Lets discuss in a bit more detail how the XML parsing will work algorithmically.  You being the initializer by copying the provided parameters to the class attributes.  Note that if you want you could make a full string copy here, but we don't bother.  Now we begin parsing the file, which we do by repeating the following logic until termination:
1. Look for the next xml tag (or comment, etc), in the file.  This is best done by finding the next `'<'` character.  If you can't find any, return.
2. If it's an xml prolog, html declaration, or comment, ignore this portion, and continue parsing after the prolog, declaration, or comment (i.e., throw away whatever information is contained in these portions)
3. If it's an open tag, read its tag and attributes (you'll likely want to use a regular expression to parse the attributes as well, but we leave this up to you).  If it's just an open tag, then recursively create an XMLNode object initializer this tag and attributes, and the content that occurred after the open tag.  If it's an open/close tag, create a XMLNode the same as before but with empty content.
4. If it's a close tag, make sure that the close tag matches the tag originally provided to the current XMLNode constructor (otherwise, we have a situation where one tag is closed with a different tag), and raise an Exception if not.  If the tags do match, then truncate the content to contain only the content before the closed tag matched, and return.
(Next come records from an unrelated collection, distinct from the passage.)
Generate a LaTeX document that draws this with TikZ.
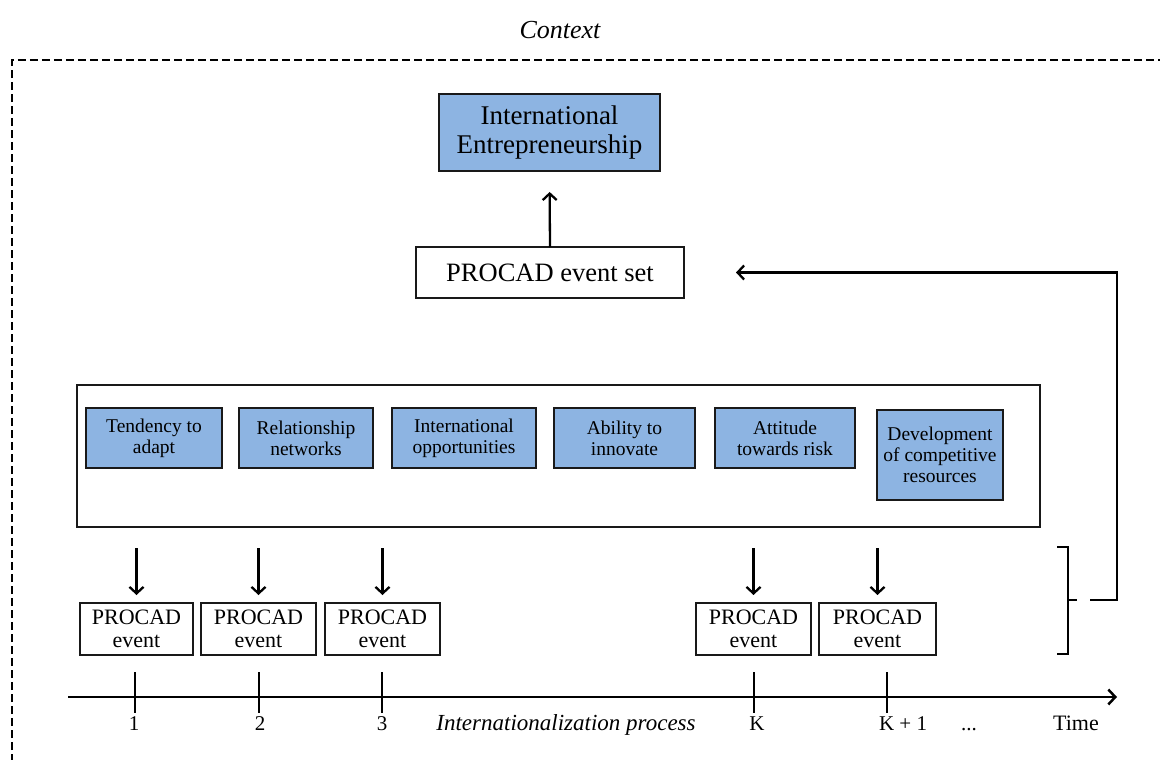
\documentclass[tikz,border=0pt]{standalone}
\usepackage{fontspec}
\setmainfont{Liberation Serif}
\usetikzlibrary{arrows.meta}
\definecolor{boxblue}{RGB}{141,180,226}
\begin{document}
\begin{tikzpicture}[x=1pt,y=-1pt,
  every node/.style={inner sep=0pt, outer sep=0pt, align=center},
  bluebox/.style={draw=black!90, line width=1.8pt, fill=boxblue, font=\fontsize{19.5}{21}\selectfont, minimum height=60pt},
  eventbox/.style={draw=black!90, line width=1.3pt, minimum width=115pt, minimum height=52pt, font=\fontsize{22}{23}\selectfont},
  arr/.style={line width=2.3pt, -{Straight Barb[length=6.5pt,width=14pt,line width=2.3pt]}},
  thick2/.style={line width=2.3pt},
  lab/.style={font=\fontsize{21}{23}\selectfont, anchor=base}
]
\useasboundingbox (0,0) rectangle (1160,760);
% context frame
\node[font=\fontsize{26}{28}\selectfont\itshape] (ctx) at (560,30) {Context};
\draw[line width=2.5pt, dash pattern=on 8pt off 4pt] (12,762) -- (12,60) -- (1162,60);
% top boxes
\node[draw=black!90, line width=2.6pt, fill=boxblue, minimum width=221pt, minimum height=77pt, font=\fontsize{27}{29}\selectfont] (ie) at (549.5,132.5) {International\\Entrepreneurship};
\node[draw=black!90, line width=2.2pt, minimum width=268pt, minimum height=51pt, font=\fontsize{26.5}{28}\selectfont] (set) at (550,272.5) {PROCAD event set};
\draw[arr, shorten >=21pt] (set.north) -- (ie.south);
% big box
\node[draw=black!90, line width=1.8pt, minimum width=963pt, minimum height=142pt] (big) at (558.5,456) {};
\node[bluebox, minimum width=136pt] (f1) at (154,438) {Tendency to\\adapt};
\node[bluebox, minimum width=134pt] (f2) at (306,438) {Relationship\\networks};
\node[bluebox, minimum width=144pt] (f3) at (464,438) {International\\opportunities};
\node[bluebox, minimum width=141pt] (f4) at (624.5,438) {Ability to\\innovate};
\node[bluebox, minimum width=140pt] (f5) at (785,438) {Attitude\\towards risk};
\node[bluebox, minimum width=126pt, minimum height=90pt] (f6) at (940,455) {Development\\of competitive\\resources};
% events
\node[eventbox, minimum width=113pt] (e1) at (136.5,629) {PROCAD\\event};
\node[eventbox] (e2) at (258.5,629) {PROCAD\\event};
\node[eventbox] (e3) at (382.5,629) {PROCAD\\event};
\node[eventbox] (eK) at (753.5,629) {PROCAD\\event};
\node[eventbox, minimum width=117pt] (eK1) at (877.5,629) {PROCAD\\event};
\foreach \e in {e1,e2,e3,eK,eK1}{
  \draw[arr, shorten <=21pt, shorten >=8pt] (\e.north |- big.south) -- (\e.north);
}
% brace and feedback
\coordinate (bt) at (1057,547);
\coordinate (bb) at (1057,654);
\coordinate (fb) at (1090,600);
\draw[line width=1.8pt] (bt) -- (1068,547) -- (1068,654) -- (bb);
\draw[line width=1.8pt] (1068,600) -- (1077,600);
\draw[arr, shorten >=52pt] (fb) -- (1117,600) |- (set.east);
% time axis
\coordinate (ax0) at (68,697);
\coordinate (ax1) at (1117,697);
\draw[line width=2.5pt, -{Straight Barb[length=7pt,width=15pt,line width=2.5pt]}] (ax0) -- (ax1);
\foreach \x in {135,259,382,754,887}{
  \draw[thick2] (\x,672) -- (\x,713);
}
\node[lab] (l1) at (134,730) {1};
\node[lab] (l2) at (260,730) {2};
\node[lab] (l3) at (382,730) {3};
\node[lab, font=\fontsize{23}{25}\selectfont\itshape] (lp) at (566,730) {Internationalization process};
\node[lab] (lK) at (757,730) {K};
\node[lab] (lK1) at (903,730) {K + 1};
\node[lab] (ld) at (969,730) {...};
\node[lab, font=\fontsize{22}{24}\selectfont] (lt) at (1076,730) {Time};
\end{tikzpicture}
\end{document}
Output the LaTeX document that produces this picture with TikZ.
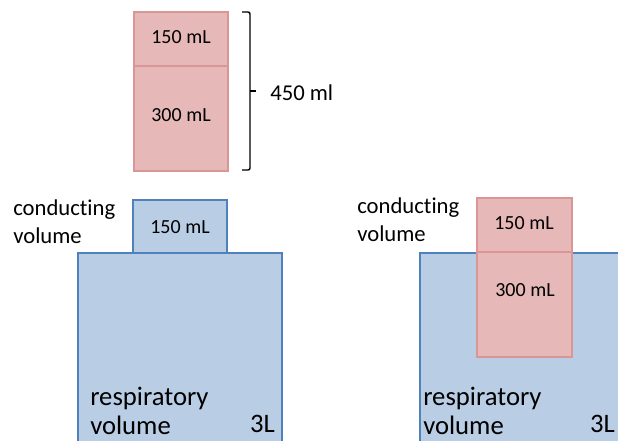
\documentclass[tikz,border=0pt]{standalone}
\usepackage{fontspec}
\setmainfont{Carlito}[RawFeature={-liga;-dlig}]
\definecolor{pinkfill}{HTML}{E6B9B8}
\definecolor{pinkline}{HTML}{D99694}
\definecolor{bluefill}{HTML}{B9CDE5}
\definecolor{blueline}{HTML}{4F81BD}
\begin{document}
\begin{tikzpicture}[x=0.75pt, y=-0.75pt,
  pinkbox/.style={shape=rectangle, draw=pinkline, fill=pinkfill, line width=0.9pt, inner sep=0pt},
  bluebox/.style={shape=rectangle, draw=blueline, fill=bluefill, line width=0.8pt, inner sep=0pt},
  vol/.style={inner sep=0pt, font=\fontsize{15}{18}\selectfont},
  lbl/.style={inner sep=0pt, align=left, font=\fontsize{17}{21}\selectfont},
  big/.style={inner sep=0pt, align=left, font=\fontsize{20}{22}\selectfont}]
\clip (0,0) rectangle (618,440);

% top stack
\node[pinkbox, minimum width=94*0.75pt, minimum height=54*0.75pt] (T150) at (181,39){};
\node[pinkbox, minimum width=94*0.75pt, minimum height=105*0.75pt] (T300) at (181,118.5){};
\node[vol] (t150) at (181,37){150 mL};
\node[vol] (t300) at (181,115){300 mL};
\coordinate (Btop) at (242,12);
\coordinate (Bmid) at (256,91);
\coordinate (Bbot) at (242,170);
\draw[line width=1.1pt, rounded corners=1.5pt] (Btop) -- (250,12) -- (250,170) -- (Bbot);
\draw[line width=1.1pt] (250,91) -- (Bmid);
\node[lbl, anchor=base west] (total) at (270,100){450 ml};

% left lung
\node[bluebox, minimum width=204*0.75pt, minimum height=207*0.75pt] (LR) at (180,356.5){};
\node[bluebox, minimum width=94*0.75pt, minimum height=53*0.75pt] (LC) at (180,226.5){};
\node[vol] (l150) at (180,227){150 mL};
\node[lbl, anchor=north west] (lcond) at (13,199){conducting\\volume};
\node[big, anchor=north west] (lresp) at (90,387){respiratory\\volume};
\node[big, anchor=base east] (l3L) at (275,432){3L};

% right lung
\node[bluebox, minimum width=220*0.75pt, minimum height=207*0.75pt] (RR) at (530,356.5){};
\node[pinkbox, minimum width=95*0.75pt, minimum height=54*0.75pt] (R150) at (524.5,225){};
\node[pinkbox, minimum width=95*0.75pt, minimum height=105*0.75pt] (R300) at (524.5,304.5){};
\node[vol] (r150) at (524,223){150 mL};
\node[vol] (r300) at (525,290){300 mL};
\node[lbl, anchor=north west] (rcond) at (357,197){conducting\\volume};
\node[big, anchor=north west] (rresp) at (423,387){respiratory\\volume};
\node[big, anchor=base east] (r3L) at (615,432){3L};

\end{tikzpicture}
\end{document}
Some hints that we believe will be helpful:
1. Keep track of the current position where you are parsing the file, and make sure to properly increment this so you move past any tag that you have parsed.
2. Make use of the `match = regular_expression_obj.match(string, pos)` function, which looks for a match to the regular expression starting _exactly_ as position `pos` in `string`.  If this function returns `None`, then the regular expression did not match.  In the returned `match` object, `match.end()` contains the position where the match ended.

## Q3: Searching for tags

One of the nicer elements of the `BeautifulSoup` library is the ability to quickly search for tags that have certain attributes, without worrying about the specific structure of the model (i.e., how many levels deep the tag is, how many may exist in the document etc).  We're going to implement a similar function in our `XMLNode` class, specifically a function of the following form.

In [None]:
#### Q3: fill out this function and move it into the XMLNode class above. [NOTE] Do not leave this here for your final submission. 
    def find(self, tag, **kwargs):
        """
        Search for a given tag and atributes anywhere in the XML tree
        
        Args:
            tag (string): tag to match
            kwargs (dictionary): list of attribute name / attribute value pairs to match
            
        Returns:
            (list): a list of XMLNode objects that match from anywhere in the tree
        """


For those who haven't seen the `**kwargs` parameter before, this is just a way to pass a variable-length list of parameters to a Python function as function parameters.  For example, you could call `find` via

    root.find("link", rel="stylesheet")
    
and in the `find` function, `kwargs` would be a dictionary equal to `{"rel":"stylesheet"}`.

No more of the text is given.